DIRECTION: Report every line below that holds the word "React".

DATASET EXCERPT:
=-=-=
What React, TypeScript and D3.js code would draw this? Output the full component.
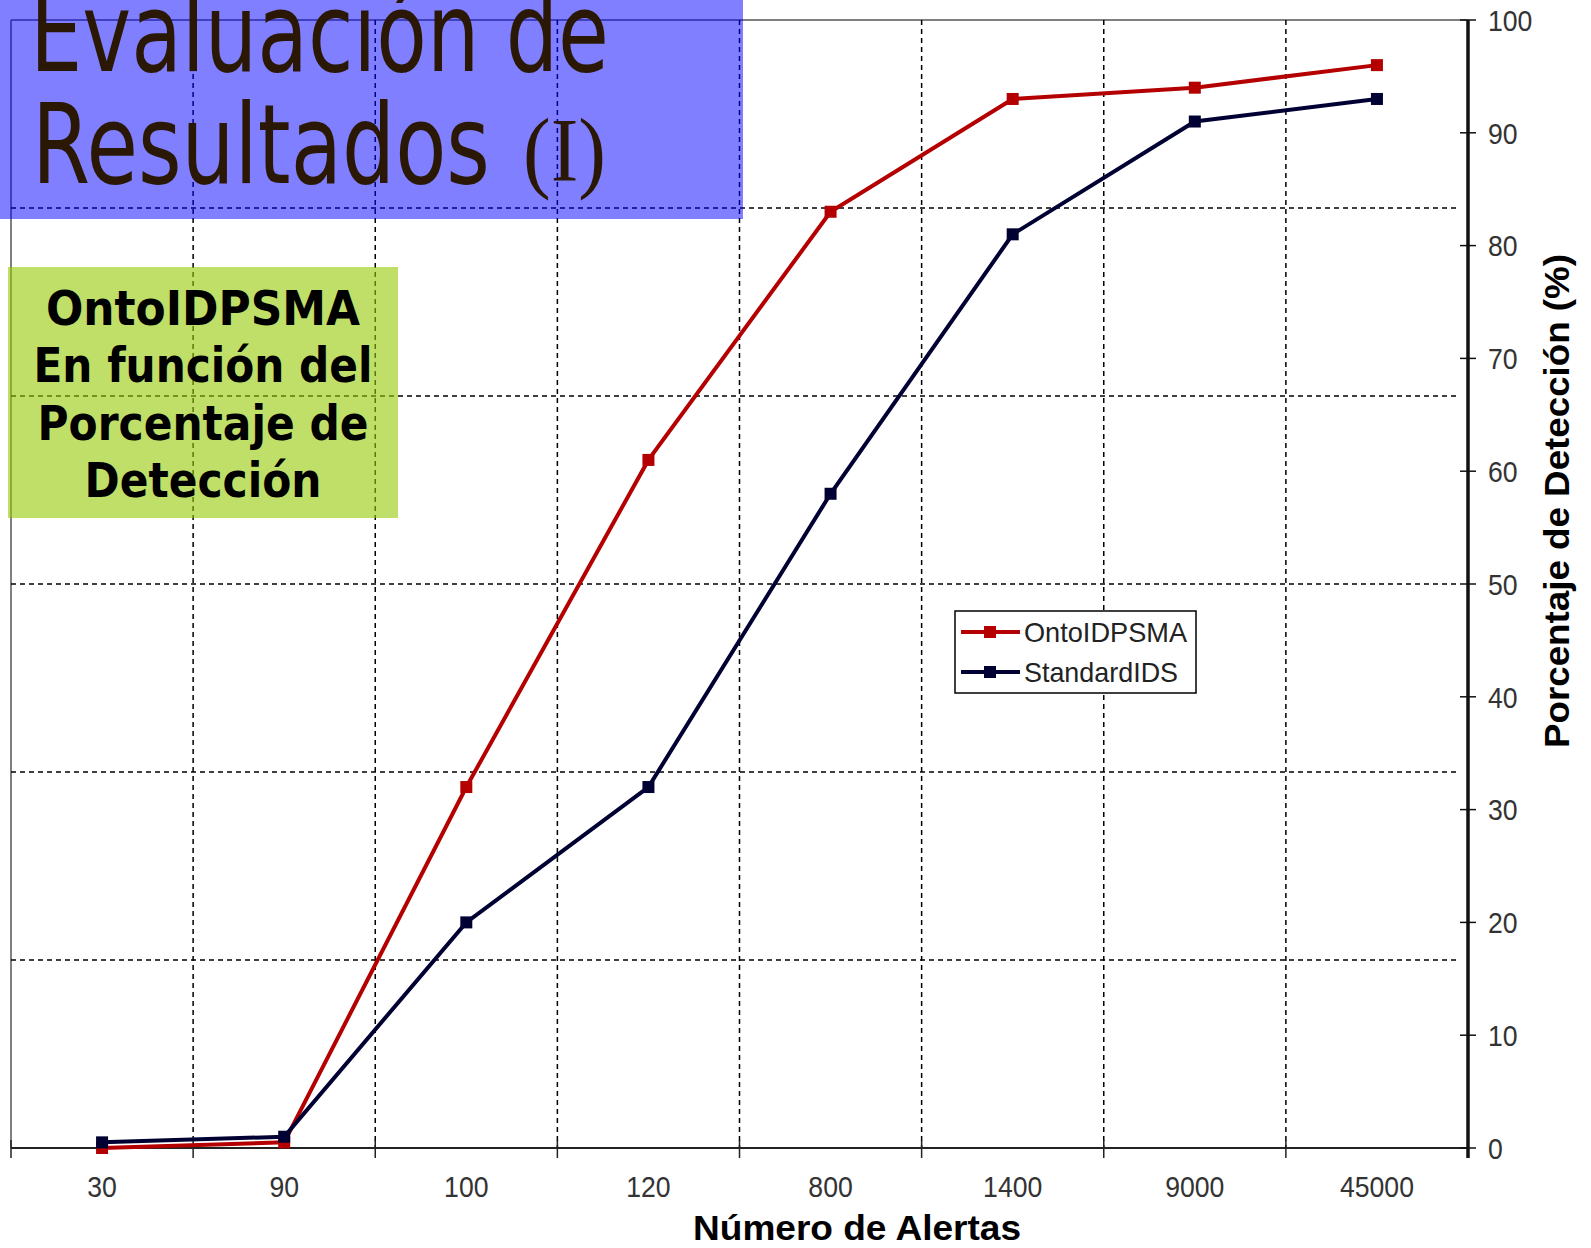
import React from "react";
import * as d3 from "d3";

const categories = ["30", "90", "100", "120", "800", "1400", "9000", "45000"];
const ontoValues = [0, 0.5, 32, 61, 83, 93, 94, 96];
const standardValues = [0.5, 1, 20, 32, 58, 81, 91, 93];
const yTicks = [0, 10, 20, 30, 40, 50, 60, 70, 80, 90, 100];
const gridYValues = [16.667, 33.333, 50, 66.667, 83.333];
const seriesNames = ["OntoIDPSMA", "StandardIDS"];
const seriesColors = ["#B40000", "#000033"];
const titleLines = ["Evaluación de", "Resultados"];
const titleSuffix = "(I)";
const boxLines = ["OntoIDPSMA", "En función del", "Porcentaje de", "Detección"];
const xTitle = "Número de Alertas";
const yTitle = "Porcentaje de Detección (%)";

const W = 1591;
const H = 1248;
const left = 11;
const right = 1468;
const top = 20;
const bottom = 1148;

export default function App() {
  const x = d3.scaleBand<string>().domain(categories).range([left, right]).padding(0);
  const y = d3.scaleLinear().domain([0, 100]).range([bottom, top]);
  const cx = (c: string) => (x(c) as number) + x.bandwidth() / 2;
  const line = d3
    .line<number>()
    .x((_, i) => cx(categories[i]))
    .y((v) => y(v));
  const series = [ontoValues, standardValues];
  const narrow = "'Liberation Sans', Arial, sans-serif";
  const boundaries = categories.slice(1).map((c) => x(c) as number);
  const digitW = 14.8;

  return (
    <svg
      width={W}
      height={H}
      style={{ position: "absolute", left: 0, top: 0, background: "#fff" }}
    >
      <rect x={0} y={0} width={W} height={H} fill="#fff" />
      {/* plot frame */}
      <line x1={left} x2={right} y1={top} y2={top} stroke="#555" strokeWidth={1.5} />
      <line x1={left} x2={left} y1={top} y2={bottom} stroke="#555" strokeWidth={1.5} />
      {/* gridlines */}
      {gridYValues.map((v) => (
        <line
          key={"gy" + v}
          x1={left}
          x2={right - 8}
          y1={y(v)}
          y2={y(v)}
          stroke="#000"
          strokeWidth={1.5}
          strokeDasharray="5,4"
        />
      ))}
      {boundaries.map((b, i) => (
        <line
          key={"gx" + i}
          x1={b}
          x2={b}
          y1={top}
          y2={bottom}
          stroke="#000"
          strokeWidth={1.5}
          strokeDasharray="5,4"
        />
      ))}
      {/* x axis */}
      <line x1={left} x2={right} y1={bottom} y2={bottom} stroke="#222" strokeWidth={2} />
      {[left, ...boundaries, right].map((b, i) => (
        <line key={"xt" + i} x1={b} x2={b} y1={bottom - 8} y2={bottom + 10} stroke="#222" strokeWidth={1.5} />
      ))}
      {categories.map((c) => (
        <text
          key={"xl" + c}
          x={cx(c)}
          y={1197}
          textAnchor="middle"
          fontFamily={narrow}
          fontSize={30}
          textLength={c.length * digitW}
          lengthAdjust="spacingAndGlyphs"
          fill="#333"
        >
          {c}
        </text>
      ))}
      {/* y axis */}
      <line x1={right} x2={right} y1={top} y2={bottom + 10} stroke="#111" strokeWidth={3.5} />
      {yTicks.map((t) => (
        <g key={"yt" + t}>
          <line x1={right - 8} x2={right + 8} y1={y(t)} y2={y(t)} stroke="#111" strokeWidth={1.5} />
          <text
            x={right + 20}
            y={y(t)}
            dy="0.36em"
            fontFamily={narrow}
            fontSize={30}
            textLength={String(t).length * digitW}
            lengthAdjust="spacingAndGlyphs"
            fill="#333"
          >
            {t}
          </text>
        </g>
      ))}
      {/* series */}
      {series.map((vals, si) => (
        <g key={"s" + si}>
          <path d={line(vals) || ""} fill="none" stroke={seriesColors[si]} strokeWidth={4} />
          {vals.map((v, i) => (
            <rect
              key={i}
              x={cx(categories[i]) - 6}
              y={y(v) - 6}
              width={12}
              height={12}
              fill={seriesColors[si]}
            />
          ))}
        </g>
      ))}
      {/* legend */}
      <rect x={955} y={611} width={241} height={82} fill="#fff" stroke="#000" strokeWidth={1.5} />
      {seriesNames.map((n, i) => {
        const ly = 632 + i * 40;
        const lens = [163, 154];
        return (
          <g key={"lg" + i}>
            <line x1={961} x2={1020} y1={ly} y2={ly} stroke={seriesColors[i]} strokeWidth={4} />
            <rect x={984} y={ly - 6} width={12} height={12} fill={seriesColors[i]} />
            <text
              x={1024}
              y={ly}
              dy="0.36em"
              fontFamily={narrow}
              fontSize={28}
              textLength={lens[i]}
              lengthAdjust="spacingAndGlyphs"
              fill="#222"
            >
              {n}
            </text>
          </g>
        );
      })}
      {/* axis titles */}
      <text
        x={857}
        y={1240}
        textAnchor="middle"
        fontFamily="'Liberation Sans', Arial, sans-serif"
        fontWeight="bold"
        fontSize={35}
        textLength={328}
        lengthAdjust="spacingAndGlyphs"
        fill="#000"
      >
        {xTitle}
      </text>
      <text
        transform="translate(1569,501) rotate(-90)"
        textAnchor="middle"
        fontFamily="'Liberation Sans', Arial, sans-serif"
        fontWeight="bold"
        fontSize={35}
        textLength={494}
        lengthAdjust="spacingAndGlyphs"
        fill="#000"
      >
        {yTitle}
      </text>
      {/* title box */}
      <rect x={0} y={0} width={743} height={219} fill="#0000FF" fillOpacity={0.5} />
      <text
        x={30}
        y={71}
        fontFamily="'DejaVu Sans', Verdana, sans-serif"
        fontSize={110}
        textLength={579}
        lengthAdjust="spacingAndGlyphs"
        fill="#2A1804"
      >
        {titleLines[0]}
      </text>
      <text
        x={32}
        y={183}
        fontFamily="'DejaVu Sans', Verdana, sans-serif"
        fontSize={110}
        textLength={458}
        lengthAdjust="spacingAndGlyphs"
        fill="#2A1804"
      >
        {titleLines[1]}
      </text>
      <text
        x={523}
        y={181}
        fontFamily="'Liberation Serif', 'Times New Roman', serif"
        fontSize={90}
        textLength={83}
        lengthAdjust="spacingAndGlyphs"
        fill="#2A1804"
      >
        {titleSuffix}
      </text>
      {/* green box */}
      <rect x={8} y={267} width={390} height={251} fill="rgb(150,202,3)" fillOpacity={0.6} />
      {boxLines.map((l, i) => {
        const lens = [314, 339, 331, 237];
        return (
          <text
            key={"bl" + i}
            x={203}
            y={325 + i * 57.3}
            textAnchor="middle"
            fontFamily="'DejaVu Sans', Verdana, sans-serif"
            fontWeight="bold"
            fontSize={48}
            textLength={lens[i]}
            lengthAdjust="spacingAndGlyphs"
            fill="#000"
          >
            {l}
          </text>
        );
      })}
    </svg>
  );
}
=-=-=
COMPLETE OUTPUT:
What React, TypeScript and D3.js code would draw this? Output the full component.
import React from "react";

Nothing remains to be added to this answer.